End Runs Around the
Constitution
Two weeks ago we
learned that the National Security Agency (NSA) has been spying on the
chancellor of Germany and on the president of the United States. Last week we
learned that it has spied on the Pope and on the conclave that elected him last
March. This week we learned that it also has spied on the secretary general of
the United Nations and has hacked into the computer servers at Google and Yahoo.
What’s
going on?
President
Obama, who has yet to address these outrages to serious questioners, must know
of them, because apparently he has gotten into the habit of wanting to know in advance what is on the minds of those with
whom he is scheduled to meet.
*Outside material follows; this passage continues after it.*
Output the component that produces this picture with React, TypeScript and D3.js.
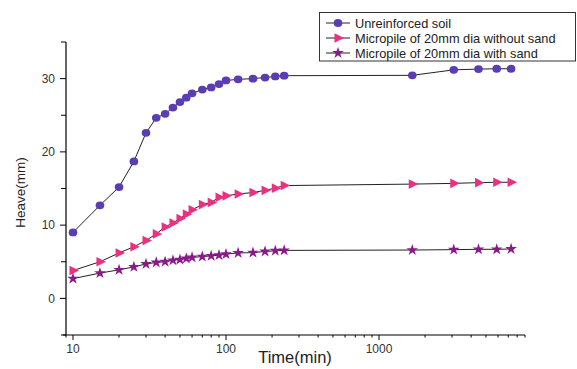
import * as d3 from 'd3';

const times = [10, 15, 20, 25, 30, 35, 40, 45, 50, 55, 60, 70, 80, 90, 100, 120, 150, 180, 210, 240, 1650, 3080, 4470, 5880, 7300];
const unreinforced = [9.0, 12.7, 15.2, 18.7, 22.6, 24.65, 25.2, 26.05, 26.8, 27.4, 28.0, 28.5, 28.8, 29.25, 29.75, 29.9, 30.0, 30.15, 30.3, 30.4, 30.45, 31.2, 31.3, 31.35, 31.35];
const withoutSand = [3.8, 5.0, 6.2, 7.05, 7.9, 8.8, 9.75, 10.3, 10.9, 11.5, 12.1, 12.8, 13.1, 13.8, 14.0, 14.25, 14.45, 14.75, 15.05, 15.4, 15.6, 15.7, 15.8, 15.85, 15.85];
const withSand = [2.7, 3.45, 3.9, 4.3, 4.7, 4.9, 5.0, 5.2, 5.3, 5.45, 5.6, 5.7, 5.8, 5.9, 6.05, 6.2, 6.25, 6.4, 6.5, 6.55, 6.6, 6.65, 6.7, 6.7, 6.75];

const seriesNames = ['Unreinforced soil', 'Micropile of 20mm dia without sand', 'Micropile of 20mm dia with sand'];
const seriesColors = ['#5a3cb4', '#ee2f7f', '#8a1a8c'];
const xMajorTicks = [10, 100, 1000];
const yMajorTicks = [0, 10, 20, 30];

const W = 577;
const H = 369;
const plot = { left: 66, right: 525, top: 42, bottom: 335 };
const font = '"Liberation Sans", Arial, sans-serif';

const triPath = 'M-3.5,-4.8L6,0L-3.5,4.8Z';
const starPath = d3.symbol(d3.symbolStar, 42)() ?? '';

function Marker({ kind, color, x, y }: { kind: number; color: string; x: number; y: number }) {
  if (kind === 0) return <ellipse cx={x} cy={y} rx={4.3} ry={3.9} fill={color} />;
  if (kind === 1) return <path d={triPath} transform={`translate(${x},${y})`} fill={color} />;
  return <path d={starPath} transform={`translate(${x},${y})`} fill={color} />;
}

export default function App() {
  const x = d3.scaleLog().domain([9, 9000]).range([plot.left, plot.right]);
  const y = d3.scaleLinear().domain([-5, 35]).range([plot.bottom, plot.top]);

  const xMinor: number[] = [];
  for (const dec of [1, 10, 100, 1000]) {
    for (let m = 1; m <= 9; m++) {
      const v = dec * m;
      if (v >= 9 && v <= 9000 && !xMajorTicks.includes(v)) xMinor.push(v);
    }
  }
  const yMinor = d3.range(-5, 36, 10);

  const series = [unreinforced, withoutSand, withSand];
  const line = d3
    .line<number>()
    .x((_, i) => x(times[i]))
    .y((d) => y(d));

  return (
    <svg width={W} height={H} style={{ position: 'absolute', left: 0, top: 0, background: '#fff' }} fontFamily={font}>
      {/* axes */}
      <line x1={plot.left} x2={plot.left} y1={plot.top} y2={plot.bottom} stroke="#000" strokeWidth={1.2} />
      <line x1={plot.left - 3} x2={plot.right} y1={plot.bottom} y2={plot.bottom} stroke="#000" strokeWidth={1.2} />
      {yMajorTicks.map((t) => (
        <g key={`ym${t}`}>
          <line x1={plot.left - 6} x2={plot.left} y1={y(t)} y2={y(t)} stroke="#000" />
          <text x={plot.left - 11} y={y(t)} dy="0.35em" textAnchor="end" fontSize={12} fill="#333">
            {t}
          </text>
        </g>
      ))}
      {yMinor.map((t) => (
        <line key={`yn${t}`} x1={plot.left - 5} x2={plot.left} y1={y(t)} y2={y(t)} stroke="#000" />
      ))}
      {xMajorTicks.map((t) => (
        <g key={`xm${t}`}>
          <line x1={x(t)} x2={x(t)} y1={plot.bottom} y2={plot.bottom + 5} stroke="#000" />
          <text x={x(t)} y={plot.bottom + 18} textAnchor="middle" fontSize={12} fill="#333">
            {t}
          </text>
        </g>
      ))}
      {xMinor.map((t) => (
        <line key={`xn${t}`} x1={x(t)} x2={x(t)} y1={plot.bottom} y2={plot.bottom + 2.5} stroke="#000" />
      ))}
      <text x={295} y={363} textAnchor="middle" fontSize={16.5} fill="#222">
        Time(min)
      </text>
      <text transform={`translate(25,${(plot.top + plot.bottom) / 2 + 4}) rotate(-90)`} textAnchor="middle" fontSize={13.5} fill="#222">
        Heave(mm)
      </text>

      {/* data */}
      {series.map((s, k) => (
        <g key={`s${k}`}>
          <path d={line(s) ?? ''} fill="none" stroke="#222" strokeWidth={1} />
          {s.map((v, i) => (
            <Marker key={i} kind={k} color={seriesColors[k]} x={x(times[i])} y={y(v)} />
          ))}
        </g>
      ))}

      {/* legend */}
      <rect x={319.5} y={12.5} width={256} height={48.5} fill="#fff" stroke="#333" strokeWidth={1} />
      {seriesNames.map((n, k) => {
        const ly = 23 + k * 15;
        return (
          <g key={`l${k}`}>
            <line x1={326} x2={350} y1={ly} y2={ly} stroke="#222" />
            <Marker kind={k} color={seriesColors[k]} x={338} y={ly} />
            <text x={355} y={ly} dy="0.36em" fontSize={12.8} fill="#222">
              {n}
            </text>
          </g>
        );
      })}
    </svg>
  );
}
The New York Times reported recently that it
learned from NSA whistleblower Edward Snowden that the NSA happily told Obama
what U.N. Secretary-General Ban Ki-Moon was planning to ask him well in advance
of when he asked it. The NSA could have learned that only from its surveillance
of the secretary general’s personal cellphone calls, emails and texts. It seems
the NSA is providing this service to its clients, and chief among them is the
president.
Also among
them are other parts of the government, such as the Department of Justice, the
IRS, the FBI and the Department of Homeland Security. This is where we find
even more dangers to personal freedom than the constitutional violations and
personal privacy outrages visited on all Americans and on foreign officials.
The NSA claims it can operate outside the restraints of the Fourth Amendment.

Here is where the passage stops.